While California and other states wage war for the kind of candidate attention and media hype afforded this state every four years, at least 1.7 million of some 2 million eligible Iowa voters will sit out Thursday's caucuses. As usual, they will leave the decision to a contingent of political activists who are mostly older, whiter and more highly educated than the rest of the nation.
Dana Milbank in the Washington Post takes a similar swipe at the Iowa caucuses.
To paraphrase John Edwards, there are two Iowas. One is in the popular imagination, where the locals care passionately about their caucus and talk earnestly with presidential prospects in their living rooms. Then there's the actual Iowa, where most people are indifferent and a small band of the politically active act as extras in the media's stories from the heartland.

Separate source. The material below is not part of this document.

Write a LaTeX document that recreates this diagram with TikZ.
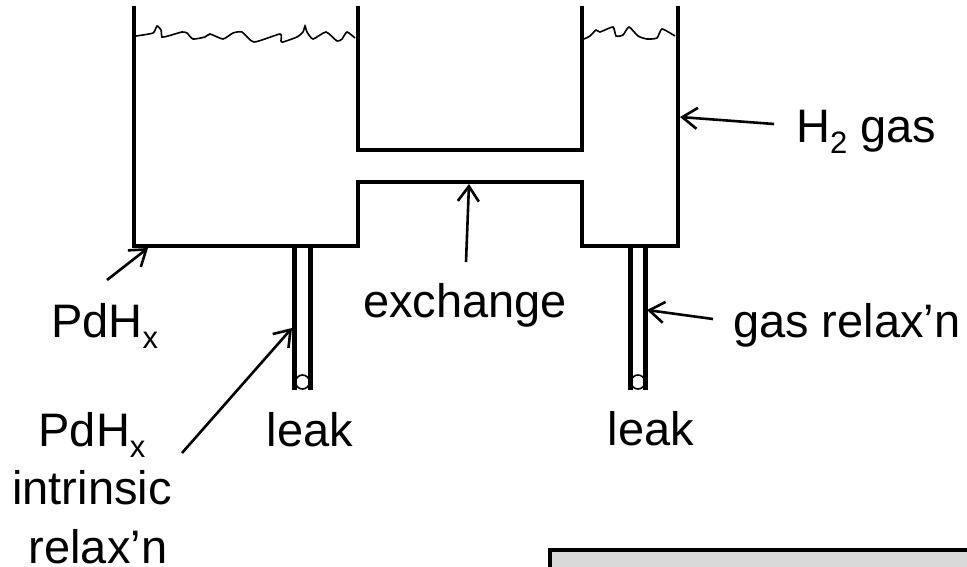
\documentclass[tikz,border=0pt]{standalone}
\usepackage{fontspec}
\setmainfont{Liberation Sans}
\usetikzlibrary{arrows.meta}

\newcommand{\lowsub}[1]{\raisebox{-11pt}{\fontsize{31}{31}\selectfont #1}}

\begin{document}
\begin{tikzpicture}[x = 1pt, y = -1pt, > = {Straight Barb[length = 15pt, width = 21pt]},
	wall/.style = {line width = 4.5pt, line cap = butt, line join = miter},
	tube/.style = {line width = 4.5pt},
	surface/.style = {line width = 1.6pt, smooth, tension = 0.35},
	label/.style = {inner sep = 0pt, font = \fontsize{47}{58}\selectfont},
	pointer/.style = {->, line width = 2.6pt}]

	\clip (0, 0) rectangle (967, 566);

	% Vessel walls

	\draw[wall] (134, 6) -- (134, 246) -- (358, 246) -- (358, 182) -- (582, 182) -- (582, 246) -- (678, 246) -- (678, 6);
	\draw[wall] (358, 6) -- (358, 150) -- (582, 150) -- (582, 6);

	% Leak tubes

	\draw[tube] (294.5, 246) -- (294.5, 390);
	\draw[tube] (310.5, 246) -- (310.5, 390);
	\draw[tube] (630.5, 246) -- (630.5, 390);
	\draw[tube] (645.5, 246) -- (645.5, 390);
	\draw[line width = 1.6pt] (302.5, 382) circle (7);
	\draw[line width = 1.6pt] (638, 382) circle (7);

	% Liquid surfaces

	\draw[surface] plot coordinates {(136, 36) (153, 33) (157, 26) (161, 30) (162, 37) (168, 36) (182, 32) (187, 33) (193, 39) (205, 37) (210, 34) (223, 39) (233, 33) (242, 32) (254, 42) (280, 34) (281, 41) (283, 42) (297, 37) (303, 32) (305, 26) (307, 32) (313, 39) (326, 32) (337, 41) (342, 39) (347, 32) (355, 38)};
	\draw[surface] plot coordinates {(584, 39) (590, 36) (596, 30) (600, 32) (613, 27) (616, 36) (623, 35) (629, 27) (638, 36) (647, 39) (657, 38) (662, 29) (675, 36)};

	% Labels

	\node[label, anchor = base west] (gas) at (796, 142) {H\lowsub{2} gas};
	\node[label, anchor = base west] (pd) at (51, 337) {PdH\lowsub{x}};
	\node[label, anchor = base] (exch) at (465, 317) {exchange};
	\node[label, anchor = base west] (relax) at (733, 337) {gas relax'n};
	\node[label, anchor = base] (leakl) at (310, 446) {leak};
	\node[label, anchor = base] (leakr) at (651, 445) {leak};
	\node[label, anchor = base] (intr) at (92, 446) {PdH\lowsub{x}};
	\node[label, anchor = base] (intrb) at (92, 504) {intrinsic};
	\node[label, anchor = base] (intrc) at (98, 563) {relax'n};

	% Arrow tips on the vessel

	\coordinate (gastip) at (680, 117);
	\coordinate (pdtip) at (148, 248);
	\coordinate (exchtip) at (469, 184);
	\coordinate (relaxtip) at (647, 310);
	\coordinate (intrtip) at (292, 328);

	\draw[pointer] (gas.base west) ++(-22, -18) -- (gastip);
	\draw[pointer] (pd.base west) ++(56, -57) -- (pdtip);
	\draw[pointer] (exch.base) ++(1, -55) -- (exchtip);
	\draw[pointer] (relax.base west) ++(-20, -18) -- (relaxtip);
	\draw[pointer] (intr.base) ++(90, 7) -- (intrtip);

	% Grey panel, runs off the page

	\node[draw, line width = 4pt, fill = black!15, minimum width = 440pt, minimum height = 40pt, anchor = north west] (panel) at (548, 548) {};

\end{tikzpicture}
\end{document}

Iowans' participation in the caucuses is notorious: 6 percent of eligible voters showed up in the 2004 Democratic caucuses -- translating to about 125,000 people. If that number got much lower, voters might be outnumbered by the thousands of journalists, campaign staffers and volunteers who crowd Des Moines's hotels, flights and restaurants, reading tea leaves to divine what the small minority of Iowa voters will do on Thursday.
Milbank obviously could not resist the chance to mock Edwards and Iowa at the same time. The meat of the argument is similar to the LA Times article - precious few in Iowa cast a vote in the caucus, rendering it the providence of the political gods. And all the supporters pictured behind the candidates during the interviews are out-of-state operatives.
The event was put together by CNN. The supporters in the crowd were mostly from out of state, sent here by the campaigns at the cable network's invitation to serve as a backdrop for the live shots.
As much as I dislike Milbank and question the jealousy undercurrent in the LA Times article, there does seem to be an unfortunate kernel of truth in questioning the value of the Iowa caucus in the selection process. My personal discomfort stems from flashbacks from the Dean campaign in Iowa in 2004.
I remember sitting a room filled with dejected Deaniacs from Illinois that traveled to Iowa during that fateful January with our orange caps, Dean buttons, and determination to tell Iowans why they should vote for the good doctor. That postmortem discussion focused on three issues. (1) Did Joe Trippi bungle by putting all the resources into a make-it-or-break-it run to win Iowa? (2) Did Dean's combative relationship with the media doom the campaign to bad press going into the Iowa caucus? (3) Did we the faithful hurt the campaign with our door-to-door assault on the locals by out-of-staters? The best answer to all three is yes.
With the caucuses dominated by a small number of state political operatives, the populist has little chance going up against the establishment candidates. Trippi was wrong in assuming that Dean could break the back of the Beltway Democrats in Iowa and steamroll to victory. Beyond Dean, it is hard to argue that our party and our democracy are strengthened by a contest that favors candidates viewed as most "electable" by the national party machine. Important issues and policy positions are lost in the shuffle. Too much weight is given to the small band of loyalists that know how to game the caucus system.
Milbank has a point about how much influence the media, particularly the cable news networks, have over the perception of people in Iowa and in the rest of the country. The media cross the line from covering the news to making the news when they set up cameras in some famous Iowa watering hole, fill a few tables with out-of-state campaign volunteers, and conduct an obligatory exclusive interview with a candidate about their chances for victory in Iowa.
And yes, it is arrogant for well-intentioned volunteers to descend on Iowa like a cloud of grasshoppers to tell the people there how they should vote. The out-of-state Deaniacs wanted to participate in the political process to the fullest extent possible, but overshadowed the efforts of the Deaniacs in Iowa to convince their friends and neighbors to venture out into the January cold to participate in the caucuses.
I mourn the failure of the Dean campaign less than the issues that were central to his campaign - ending the war in Iraq, healthcare reform, strengthening public education, and fiscal responsibility. Those issues got lost in the Iowa shuffle in 2004, but are even more important today. I fear these issues will again take a backseat to the political game that has become the Iowa caucuses.
The best summary for what ails the Iowa caucuses comes from the LA Times.
The reasons that most Iowans stay away range from the practical to the philosophical to the emotional. They can't get away from jobs or responsibilities at home. They don't like politics. They don't believe their vote will make a difference. They feel oppressed by the ceaseless phone calls and television ads.